Telesccope:10 inch f/ 5.7 Dobsonian and 9 mm eyepiece (161x)
Date: 4-6-2007 7:08-8:20 UT
Temperature: -1.6°C (29°F)
Partly cloudy, breezy
Seeing: Antoniadi IV
Colongitude 133.2 °
Lunation 18.2 days
Illumination 89 %

Frank McCabe


Pacific places amidst “magnificent desolation”

Stofler and environs

Distinctive crater Stofler resides in the midst of the dense and chaotic crater field of the southern hemisphere of the Moon. One clear but very chilly evening in January 2007, the challenge of trying to capture the view was more than I could resist – this is my attempt. The sketch was carried out using white and black Conte’ pencils and chalk pastels on black ‘Canford’ paper. I began by marking out the main crater shapes using white Conte’ pencil, then I used a small chunk of white chalk pastel, broadside, to lay down the mare regions, blending this with a fingertip and a small cloth. More highlights were added (white Conte’ pencil), and a putty eraser used to define some of the features (and shadow extent) by negative drawing where I removed areas of pastel previously laid down. More detail was added with white Conte’ pencil as I went along, but there really was far too much to capture and I realized that I would have to quit while I was ahead and finish my outside drawing time before the view changed substantially. Once back inside I tidied up the sketch, removing the inevitable unwanted pastel smudges with a putty eraser, and re-defining some of the darkened inner crater edges with black Conte’ pencil, then using blending stumps (with touches of both white and black chalk pastel) to make final tiny adjustments. The sketch has been inverted and rotated in paint shop pro to give the standard orientation.

Sally Russell
 

Date: 25 January 2007

Time: 21.10-22.00 UT

Equipment: 105mm AstroPhysics APO/bino-viewer (mag x60)
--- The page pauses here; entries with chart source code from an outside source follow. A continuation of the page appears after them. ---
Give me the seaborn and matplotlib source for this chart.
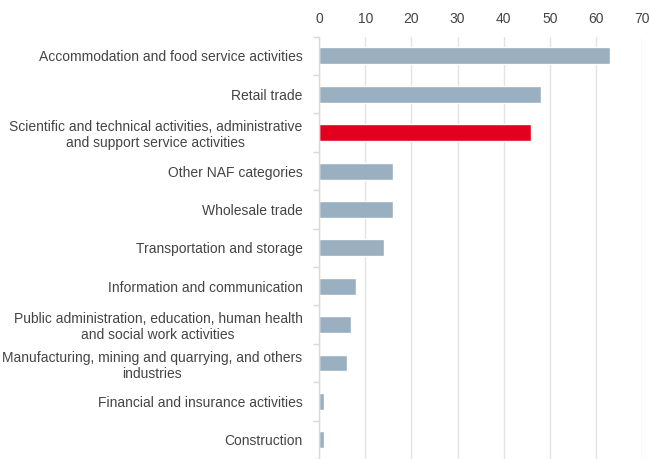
import matplotlib
matplotlib.use("Agg")
import matplotlib.pyplot as plt
import seaborn as sns
import pandas as pd
import numpy as np

categories = [
    "Accommodation and food service activities",
    "Retail trade",
    "Scientific and technical activities, administrative\nand support service activities",
    "Other NAF categories",
    "Wholesale trade",
    "Transportation and storage",
    "Information and communication",
    "Public administration, education, human health\nand social work activities",
    "Manufacturing, mining and quarrying, and others\nindustries",
    "Financial and insurance activities",
    "Construction",
]
values = [63, 48, 46, 16, 16, 14, 8, 7, 6, 1, 1]
highlight = "Scientific and technical activities, administrative\nand support service activities"
xticks = [0, 10, 20, 30, 40, 50, 60, 70]

df = pd.DataFrame({"category": categories, "value": values})
df["group"] = ["hi" if c == highlight else "base" for c in categories]

sns.set_style("white")
plt.rcParams["font.family"] = ["Liberation Sans", "DejaVu Sans"]

fig = plt.figure(figsize=(6.5, 4.59), dpi=100)
ax = fig.add_axes([0.491, 0.0, 0.497, 0.92])

sns.barplot(data=df, y="category", x="value", hue="group",
            palette={"base": "#9aafc0", "hi": "#e3001f"},
            order=categories, orient="h", width=0.44, legend=False,
            dodge=False, ax=ax, saturation=1)

ax.set_xlim(0, 70)
ax.set_ylim(10.38, -0.5)
ax.set_xticks(xticks)
ax.set_xticklabels([str(t) for t in xticks])
ax.xaxis.tick_top()
ax.tick_params(axis="x", length=0, pad=8, labelsize=10, labelcolor="#444444")
ax.tick_params(axis="y", length=0, pad=12, labelsize=10, labelcolor="#444444")
for lbl in ax.get_yticklabels():
    lbl.set_multialignment("center")
ax.set_yticks(np.arange(-0.5, len(categories), 1), minor=True)
ax.tick_params(axis="y", which="minor", left=True, length=4, color="#d9d9d9", width=1)
ax.set_xlabel("")
ax.set_ylabel("")
ax.grid(axis="x", color="#e3e3e3", linewidth=1)
ax.set_axisbelow(True)
for s in ["top", "right", "bottom"]:
    ax.spines[s].set_visible(False)
ax.spines["left"].set_color("#d9d9d9")
ax.spines["left"].set_linewidth(1)

fig.savefig("out.png", dpi=100)
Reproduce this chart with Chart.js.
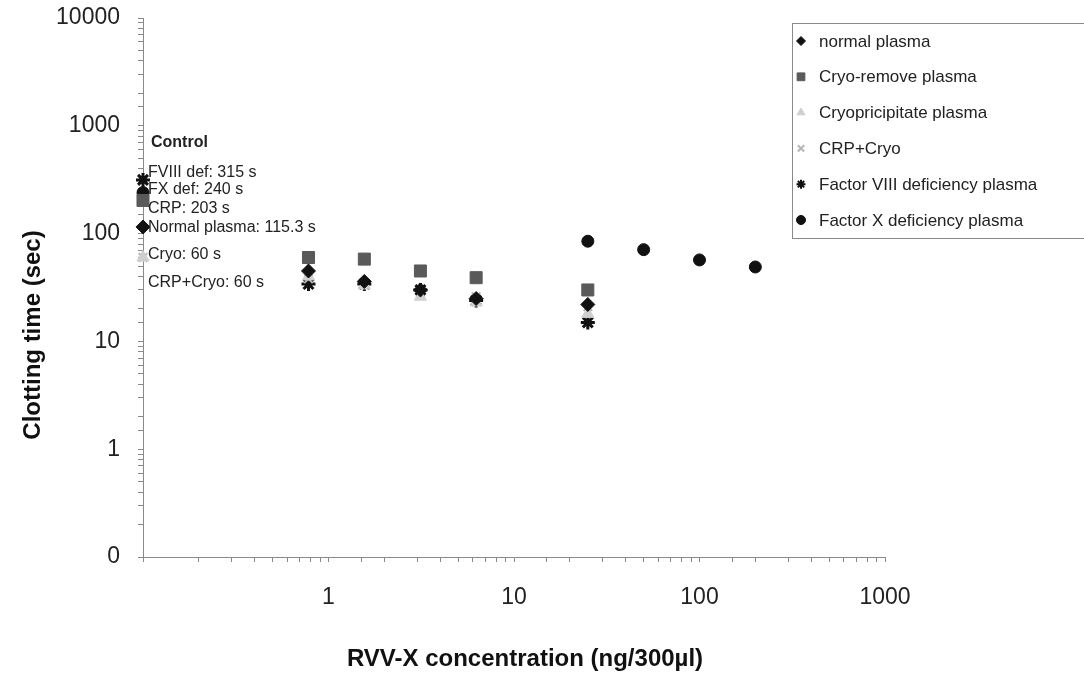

Lunation: 7.3 days, 48.7% illumination

Sketch size: 6″ x 8″

The southern highlands of the Moon are almost completely dominated by craters in the 20 to 100 km size range, randomly scattered about the region. One way to determine relative ages of craters is to note which overlay or superpose over other craters or features, and the crater that obliterates or partially modifies another crater is usually younger. It is this principle that is the foundation of a stratigraphic approach to understanding lunar geological history. In the lunar highlands there is no shortage of overlapping or partially modified craters, and as Sally points out this region is about as densely chaotic as any on the Moon. A careful look at her beautiful sketch also reveals one of the great unsolved mysteries of the Moon. Many craters have smooth flat floors and the adjacent surface topography between these craters is also relatively smooth. The big question is: what is responsible for these smooth areas? Do the smooth floors and intercrater terrane reflect episodes of highland volcanism?  Or perhaps these areas are covered with thick layers of ejecta that settled out across the surface as a result of this large scale stochastical gardening.